Said task is blocked by MDEV-23633 given the optimization or performance difference is observed once we correct the ARM to use optimal ut_delay logic.

Attached performance graphs are with ut_delay (ARM optimization) to use compiler barrier (vs CAS) + delay in acquiring latches.

• MDEV-23633 was folded to trunk (10.4) last week
• Using that as a base we started evaluating the said idea and finally found that the said idea has the potential to improve performance further.
• Detailed report of the same has been attached along with benchmarking number in form of pdf in the files section.

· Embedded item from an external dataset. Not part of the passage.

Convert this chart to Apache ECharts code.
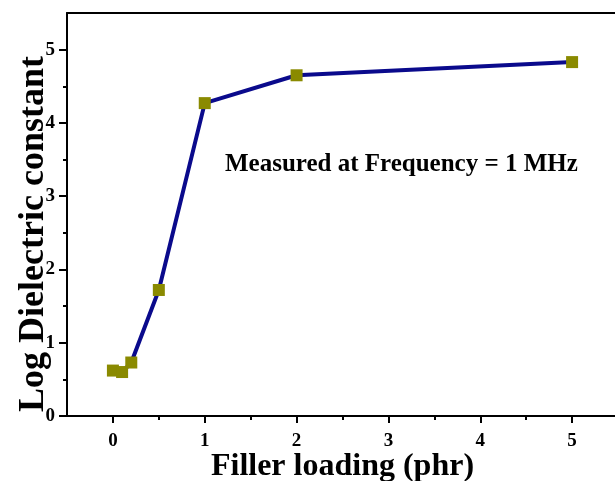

Back in May, I tried a similar idea to reduce contention on the latches that protect buf_pool.page_hash. In the end, in MDEV-22871 I implemented a simpler type of rw-lock for that use case. The contention point that we saw in benchmarks was related to ‘fake conflicts’ between shared latch acquisitions, which are invoking the following code:

UNIV_INLINE

bool

rw_lock_lock_word_decr(

/*===================*/

	rw_lock_t*	lock,		/*!< in/out: rw-lock */

	int32_t		amount,		/*!< in: amount to decrement */

	int32_t		threshold)	/*!< in: threshold of judgement */

{

	int32_t lock_copy = lock->lock_word;

	while (lock_copy > threshold) {

		if (lock->lock_word.compare_exchange_strong(

			lock_copy,

			lock_copy - amount,

			std::memory_order_acquire,

			std::memory_order_relaxed)) {

			return(true);

		}

	}

	return(false);

}

Before implementing MDEV-22871, I tried adding ut_delay() to the while loop, and it seemed to help a little in some but not all benchmarks. I find the idea of delaying in the middle of the non-conflicting S-latch acquisition somewhat counter-intuitive. The compare-and-swap in the above code has two possible outcomes: either a real conflict was detected, and we should abort, or a ‘fake conflict’ was detected and we should retry. If we delay too long, we could get into a continuous stream of ‘fake conflicts’.

Side note: in rw_lock_lock_word_decr() we could avoid the initial read of lock->lock_word by starting with the constant value

	int32_t lock_copy = X_LOCK_DECR;

and let the while loop take care of correcting our ‘guess’.

I would rather fix the S-latch acquisition to be a simple std::atomic::fetch_add(), with no possibility of ‘soft’ conflicts at all. This would require adjusting all of the rw_lock_t code so that the X-latch and SX-latch holders would tolerate concurrent ‘probes’ made by readers, similar to how the MDEV-22871 rw_lock::read_trylock() and rw_lock::read_lock_yield() work.

I think that we should first try replacing the two os_event_t in rw_lock_t with a mutex and two condition variables, and see if that would help. Yes, that code is outside the spinloop, but it could affect some memory bus traffic. Also, perhaps we should try to ensure that some of the fields are either in the same or in a different cache line.

krunalbauskar, in MDEV-24167 and MDEV-24142 in 10.6, the old rw_lock_t was replaced with srw_lock and ssux_lock. Have you run benchmarks on that code?

My idea to make S-latch acquisition a simple fetch_add() had to be abandoned, because it caused writer starvation (MDEV-24271). The compare-and-swap loop does look ugly, but I was not able to come up with anything better.

@marko

Not yet. First thing to try is plain 10.6 benchmark and then explore based on the finding.
Said patch may still continue to help old releases like 10.4 if we plan to consider optimizing them.

I think that it should be fine to add an ARM-specific optimization to older releases with an ARM-specific #ifdef.
After the lesson of MDEV-23475 (and MDEV-24272), I would be wary to change anything on AMD64 in GA releases (10.5 or older). It could only be done after some extensive benchmarking, with different CPU microarchitectures. We know that the latency of the PAUSE instruction (which is a critical part of MY_RELAX_CPU or ut_delay on IA-32 and AMD64) has been drastically changed by Intel in Skylake, and possibly after that as well.

Somewhat related to this (and possibly improving the 10.6 implementation), https://rigtorp.se/spinlock/ discusses spinlocks (mutexes) claims that spinning on a read-modify-write instruction is less efficient than spinning on a read instruction. It is not immediately obvious to me how that could be applied to rw-locks, but maybe you could experiment with that, krunalbauskar?

@Marko,

I went over the article. It suggests checking for the variable before attempting to write it. Fortunately, our server and most new generation system uses compare_exchange_strong there-by stimulating the same behavior but more efficiently at the processor level.

just to add a note for a wider audience ... compare_exchange can be looked upon as 2 ops:
compare (if the desired value is present) then try to exchange ... RARE event while the lock is being acquired
compare (if the desired value is absent) return immediately .. common scenario leading to the loop.